Berliner Künstler und ihre Ateliers: Johannes Heisig
Der 1953 geborene Maler, Zeichner und Grafiker war lange mit seiner Geburtsstadt Leipzig verbunden, die vor allem auch sein Vater, der Maler Bernhard Heisig, als Vertreter der „Leipziger Schule“ prägte. Dann wurde Johannes Heisig Professor und Rektor der Hochschule für Bildende Künste in Dresden. Mitte der 1990er-Jahre zog es ihn jedoch nach Berlin, wo er ein Atelier bezog, in dem das Foto entstand.
Magnus Plessen
Seine Karriere begann der gebürtige Hamburger als Kameramann und Fotograf, um 2000 herum zog er nach Berlin und widmete sich fortan der Malerei. Das Foto des geräumigen Lofts, in dem Plessen damals arbeitete, entstand in seiner Berliner Anfangszeit. Es folgte eine internationale Karriere mit Ausstellungen im PS1 in New York, dem Centre Pompidou in Paris und weiteren renommierten Institutionen auf der ganzen Welt.
Elvira Bach
Berlin war lange Zeit ein Traum für Künstler und Künstlerinnen, zwar gab es noch bis in die 1990er-Jahre wenige Sammler und Galeristen in der Stadt, aber es gab etwas anderes: Freiraum. Auch die Malerin Elvira Bach, die neben Kollegen wie Rainer Fetting, Salomé und Helmut Middendorf, als „Junge Wilde“ West-Berlin aufmischte, hatte reichlich Platz für ihre Arbeit. Heute sind die Sammler und Galeristen da, dafür sind große Ateliers kaum bezahlbar, und auch die Zahl der in Berlin lebenden Künstler ist kontinuierlich gestiegen.
Philip Grözinger
1972 in Braunschweig geboren, zog es den Maler Philip Grözinger nach Berlin, wo er heute als freischaffender Künstler und Lehrer an der Kunsthochschule Weißensee lebt.

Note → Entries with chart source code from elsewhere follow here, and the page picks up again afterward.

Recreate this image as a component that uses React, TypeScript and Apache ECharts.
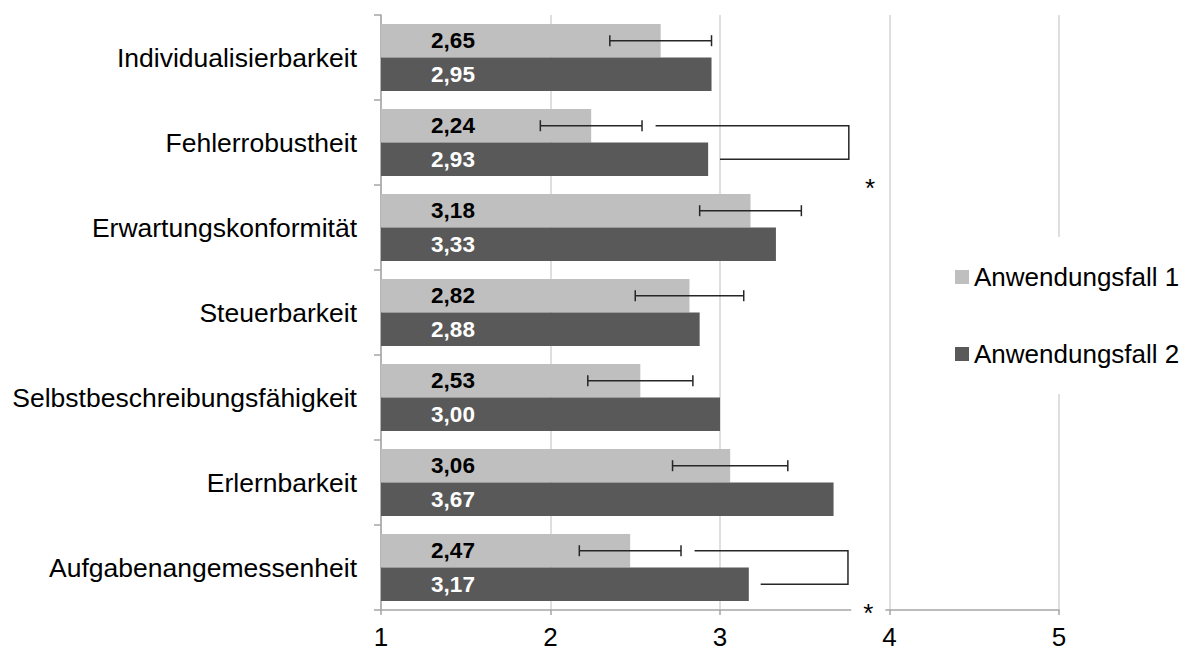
import React, { useEffect, useRef } from "react";
import * as echarts from "echarts";

const categories = [
  "Individualisierbarkeit",
  "Fehlerrobustheit",
  "Erwartungskonformität",
  "Steuerbarkeit",
  "Selbstbeschreibungsfähigkeit",
  "Erlernbarkeit",
  "Aufgabenangemessenheit",
];
const seriesNames = ["Anwendungsfall 1", "Anwendungsfall 2"];
const fall1 = [2.65, 2.24, 3.18, 2.82, 2.53, 3.06, 2.47];
const fall2 = [2.95, 2.93, 3.33, 2.88, 3.0, 3.67, 3.17];
const err1 = [0.3, 0.3, 0.3, 0.32, 0.31, 0.34, 0.3];
const xMin = 1;
const xMax = 5;
const xInterval = 1;

// significance brackets (data units)
const bracketCats = ["Fehlerrobustheit", "Aufgabenangemessenheit"];
const bracketTopStart = [2.62, 2.85];
const bracketBottomStart = [3.0, 3.24];
const bracketRight = [3.76, 3.755];
const starX = [3.885, 3.875];

const FONT = "'Liberation Sans', Arial, sans-serif";
const GAP_FRAC = 0.21;

const fmt = (v: number) => v.toFixed(2).replace(".", ",");

export default function App() {
  const ref = useRef<HTMLDivElement>(null);
  useEffect(() => {
    if (!ref.current) return;
    const chart = echarts.init(ref.current, undefined, { renderer: "svg" });

    const barOffset = (api: any, which: number) => {
      const band = api.size([0, 1])[1];
      const total = band * (1 - GAP_FRAC);
      return which === 0 ? -total / 4 : total / 4;
    };

    const option: any = {
      animation: false,
      backgroundColor: "#fff",
      grid: { left: 381, right: 135, top: 15, bottom: 42, containLabel: false },
      legend: {
        data: seriesNames,
        orient: "vertical",
        left: 945,
        top: 237,
        padding: [27, 10, 27, 10],
        itemGap: 51,
        itemWidth: 14,
        itemHeight: 14,
        icon: "rect",
        backgroundColor: "#fff",
        textStyle: { fontSize: 26, color: "#000", fontFamily: FONT, lineHeight: 26 },
      },
      xAxis: {
        type: "value",
        min: xMin,
        max: xMax,
        interval: xInterval,
        axisLine: { show: true, lineStyle: { color: "#a6a6a6", width: 1.5 } },
        axisTick: { show: true, length: 5, lineStyle: { color: "#a6a6a6", width: 1.5 } },
        axisLabel: { fontSize: 26, color: "#000", fontFamily: FONT, margin: 14 },
        splitLine: { show: true, lineStyle: { color: "#d4d4d4", width: 1.5 } },
      },
      yAxis: {
        type: "category",
        data: categories,
        inverse: true,
        axisLine: { show: true, lineStyle: { color: "#a6a6a6", width: 1.5 } },
        axisTick: { show: true, length: 7, lineStyle: { color: "#a6a6a6", width: 1.5 } },
        axisLabel: { fontSize: 26.5, color: "#000", fontFamily: FONT, margin: 24 },
        splitLine: { show: false },
      },
      series: [
        {
          name: seriesNames[0],
          type: "bar",
          data: fall1,
          barGap: "0%",
          barCategoryGap: GAP_FRAC * 100 + "%",
          itemStyle: { color: "#bfbfbf" },
          label: {
            show: true,
            position: [72, "50%"],
            align: "center",
            verticalAlign: "middle",
            formatter: (p: any) => fmt(p.value),
            fontSize: 22.5,
            fontWeight: "bold",
            color: "#000",
            fontFamily: FONT,
          },
          z: 2,
        },
        {
          name: seriesNames[1],
          type: "bar",
          data: fall2,
          barGap: "0%",
          barCategoryGap: GAP_FRAC * 100 + "%",
          itemStyle: { color: "#595959" },
          label: {
            show: true,
            position: [72, "50%"],
            align: "center",
            verticalAlign: "middle",
            formatter: (p: any) => fmt(p.value),
            fontSize: 22.5,
            fontWeight: "bold",
            color: "#fff",
            fontFamily: FONT,
          },
          z: 2,
        },
        {
          name: "errorbars",
          type: "custom",
          data: fall1.map((v, i) => [v - err1[i], v + err1[i], i]),
          encode: { x: [0, 1], y: 2 },
          z: 5,
          silent: true,
          renderItem: (params: any, api: any) => {
            const lo = api.coord([api.value(0), api.value(2)]);
            const hi = api.coord([api.value(1), api.value(2)]);
            const y = lo[1] + barOffset(api, 0);
            const cap = 5.5;
            const st = { stroke: "#262626", lineWidth: 1.5 };
            return {
              type: "group",
              children: [
                { type: "line", shape: { x1: lo[0], y1: y, x2: hi[0], y2: y }, style: st },
                { type: "line", shape: { x1: lo[0], y1: y - cap, x2: lo[0], y2: y + cap }, style: st },
                { type: "line", shape: { x1: hi[0], y1: y - cap, x2: hi[0], y2: y + cap }, style: st },
              ],
            };
          },
        },
        {
          name: "brackets",
          type: "custom",
          data: bracketCats.map((c, i) => [
            bracketTopStart[i],
            bracketBottomStart[i],
            bracketRight[i],
            categories.indexOf(c),
          ]),
          encode: { x: [0, 1, 2], y: 3 },
          z: 5,
          silent: true,
          renderItem: (params: any, api: any) => {
            const cat = api.value(3);
            const a = api.coord([api.value(0), cat]);
            const b = api.coord([api.value(1), cat]);
            const r = api.coord([api.value(2), cat]);
            const yT = a[1] + barOffset(api, 0);
            const yB = a[1] + barOffset(api, 1);
            return {
              type: "polyline",
              shape: {
                points: [
                  [a[0], yT],
                  [r[0], yT],
                  [r[0], yB],
                  [b[0], yB],
                ],
              },
              style: { stroke: "#262626", lineWidth: 1.5, fill: null },
            };
          },
        },
        {
          name: "stars",
          type: "custom",
          data: bracketCats.map((c, i) => [starX[i], categories.indexOf(c)]),
          encode: { x: 0, y: 1 },
          z: 6,
          silent: true,
          renderItem: (params: any, api: any) => {
            const p = api.coord([api.value(0), api.value(1)]);
            const band = api.size([0, 1])[1];
            return {
              type: "text",
              x: p[0],
              y: p[1] + band / 2 + 3,
              style: {
                text: "*",
                fontSize: 26,
                fontFamily: FONT,
                fill: "#000",
                align: "center",
                verticalAlign: "middle",
                backgroundColor: "#fff",
                padding: [0, 12, 0, 12],
              },
            };
          },
        },
      ],
    };
    chart.setOption(option);
    return () => chart.dispose();
  }, []);
  return (
    <div
      ref={ref}
      style={{ position: "fixed", left: 0, top: 0, width: 1194, height: 652, background: "#fff" }}
    />
  );
}
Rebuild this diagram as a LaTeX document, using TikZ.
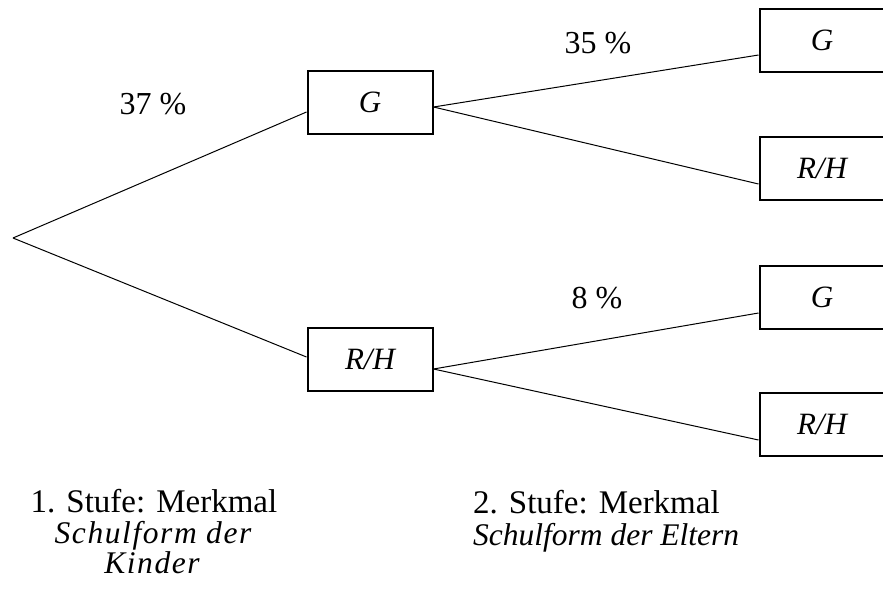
\documentclass[tikz,border=0pt]{standalone}
\usepackage{fontspec}
\setmainfont{Liberation Serif}
\tikzset{
  BoxStyle/.style = { rectangle, draw, line width = 2pt,
                      minimum width = 125pt, minimum height = 63pt,
                      inner sep = 0pt,
                      font = \fontsize{31}{31}\selectfont\itshape },
  PctStyle/.style = { anchor = base, inner sep = 0pt,
                      font = \fontsize{32}{32}\selectfont },
  StageStyle/.style = { anchor = base, inner sep = 0pt,
                        font = \fontsize{33}{31}\selectfont },
  StageItStyle/.style = { anchor = base, inner sep = 0pt,
                          font = \fontsize{31.5}{31}\selectfont\itshape },
  WideItStyle/.style = { StageItStyle,
                         font = \fontsize{31.5}{31}\selectfont\itshape\addfontfeatures{LetterSpace=5} },
  EdgeStyle/.style = { line width = 1pt } }

\begin{document}
\begin{tikzpicture}[x=1pt,y=1pt]
  \useasboundingbox (0,0) rectangle (883,-590);
  % root of the tree
  \coordinate (root) at (13,-238);

  % first stage
  \node[BoxStyle] (k1) at (370,-102) {G};
  \node[BoxStyle] (k2) at (370,-359) {R/H};

  % second stage
  \node[BoxStyle] (e1) at (822,-40)  {G};
  \node[BoxStyle] (e2) at (822,-168) {R/H};
  \node[BoxStyle] (e3) at (822,-297) {G};
  \node[BoxStyle] (e4) at (822,-424) {R/H};

  \draw[EdgeStyle] (root) -- ([yshift=-10pt]k1.west);
  \draw[EdgeStyle] (root) -- ([yshift=2pt]k2.west);

  \draw[EdgeStyle] ([yshift=-5pt]k1.east) -- ([yshift=-15pt]e1.west);
  \draw[EdgeStyle] ([yshift=-5pt]k1.east) -- ([yshift=-16pt]e2.west);
  \draw[EdgeStyle] ([yshift=-10pt]k2.east) -- ([yshift=-16pt]e3.west);
  \draw[EdgeStyle] ([yshift=-10pt]k2.east) -- ([yshift=-16pt]e4.west);

  % percentages
  \node[PctStyle] (p1) at (153,-114) {37 \%};
  \node[PctStyle] (p2) at (598,-53)  {35 \%};
  \node[PctStyle] (p3) at (597,-308) {8 \%};

  % stage captions
  \node[StageStyle]  (s1a) at (154,-512) {1. Stufe: Merkmal};
  \node[WideItStyle] (s1b) at (153,-543) {Schulform der};
  \node[WideItStyle] (s1c) at (152,-573) {Kinder};
  \node[StageStyle, anchor = base west]   (s2a) at (473,-513) {2. Stufe: Merkmal};
  \node[StageItStyle, anchor = base west] (s2b) at (473,-545) {Schulform der Eltern};
\end{tikzpicture}
\end{document}
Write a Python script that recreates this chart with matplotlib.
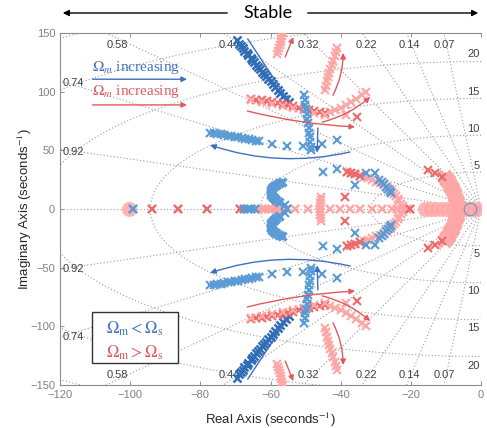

Das Foto entstand 2009 in seinem Atelier. Längst wirken heutige Ateliers mit dem Charme des Minimalismus, wie industrielle Produktionsstätten und haben sich vom Luxus und Plüsch vergangener Epochen verabschiedet.
Yadegar Asisi
Der Architekt und Künstler Yadegar Asisi hat im Ehrenhof des Pergamonmuseums eine mächtige Stahlrotunde aufstellen lassen, in deren Innenrund sich auf 103 mal 24 Meter Stoffbahn ein Wimmelbild ergießt. Mit „Pergamon. Panorama der antiken Metropole“ begründete der 1955 in Wien geborene Sohn persischer Eltern seinen Ruhm. Ein weiteres Panorama von Asisi ist heute am Checkpoint Charlie zu sehen. Es zeigt die neuere Geschichte der geteilten Stadt.
Eva & Adele
Wer regelmäßig Vernissagen besucht, ist garantiert schon mal dem exzentrischen Künstlerpaar Eva & Adele begegnet. Das Duo lebt in einer Art Dauerperformance und ist durch auffällige Kleidung, schrille Accessoires und die spiegelglatten Glatzköpfe kaum zu übersehen. Daneben arbeiten Eva & Adele auch an „materieller“ Kunst und erschaffen Gemälde, Fotografien, Videofilme und Skulpturen in ihrem Berliner Atelier.
Norbert Bisky
Er tauschte sein Atelier mit einem israelischen Künstler und arbeitete für eine Zeit in Tel Aviv, stellte im Berghain aus und konzipierte 2019 eine Ausstellung zum Mauerfall. Norbert Bisky gehört zu den bedeutendsten deutschen Malern seiner Generation. Die Aufnahme in seinem gewaltigen Berliner Atelier entstand Mitte der 2010er-Jahre.